IPPR: devolve criminal justice budget to reduce low-level offending

18 Jan 16

City mayors should be given control of some areas of criminal justice spending in order to allow local authorities to develop new approaches to cut offending, the Institute for Public Policy Research has said.

The think-tank concluded that devolved local control of budgets for low-risk adult offenders, estimated to be around £400m, would tackle an “inherent flaw” in the criminal justice system, namely the disproportionate burden these cases place on the Ministry of Justice.

Low-risk offenders represent a large volume of court cases, prison receptions and probation caseloads, the report stated, but there is no financial incentive for local agencies to reduce offending.

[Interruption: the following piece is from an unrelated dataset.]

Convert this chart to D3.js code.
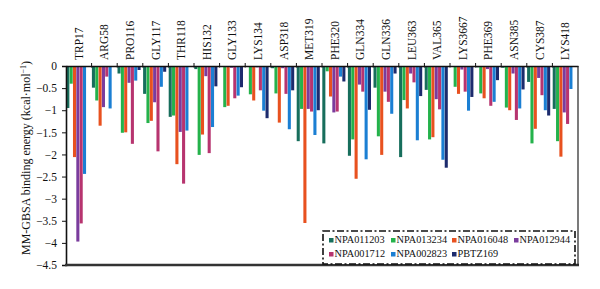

Devolution to the combined authority mayors being established as part of the government’s devolution drive, would therefore incentivise local community services to divert financial resources from prison places to tackling underlying social problems, today’s Prisons and prevention report found.

Youth justice reforms introduced in Ohio, where the budget for prison places was devolved and local districts charged for the cost of prison places, had led to increased investment in community services and high quality alternatives to custody, it highlighted.

This had reduced the number of young people being incarcerated by the state from more than 2,600 in 1992 when the programme was introduced, to less than 510 in 2013.

A similar model in England and Wales could focus resources on people who commit low-level crime as a result of social problems, Jonathan Clifton, the IPPR’s associate director for public services said. Freeing up cash from the prisons system would allow local areas to invest in tackling social problems can drive reoffending such as lack of qualifications, mental health problems and homelessness.

“Our court system is clogged-up, our prisons are overflowing and we have the highest reoffending rate in Western Europe. Reform is desperately needed to reduce offending,” he added.

Without such action, the think-tank claimed the prison population could climb from the current level of 84,920 inmates to nearly 90,000 by the end of the parliament.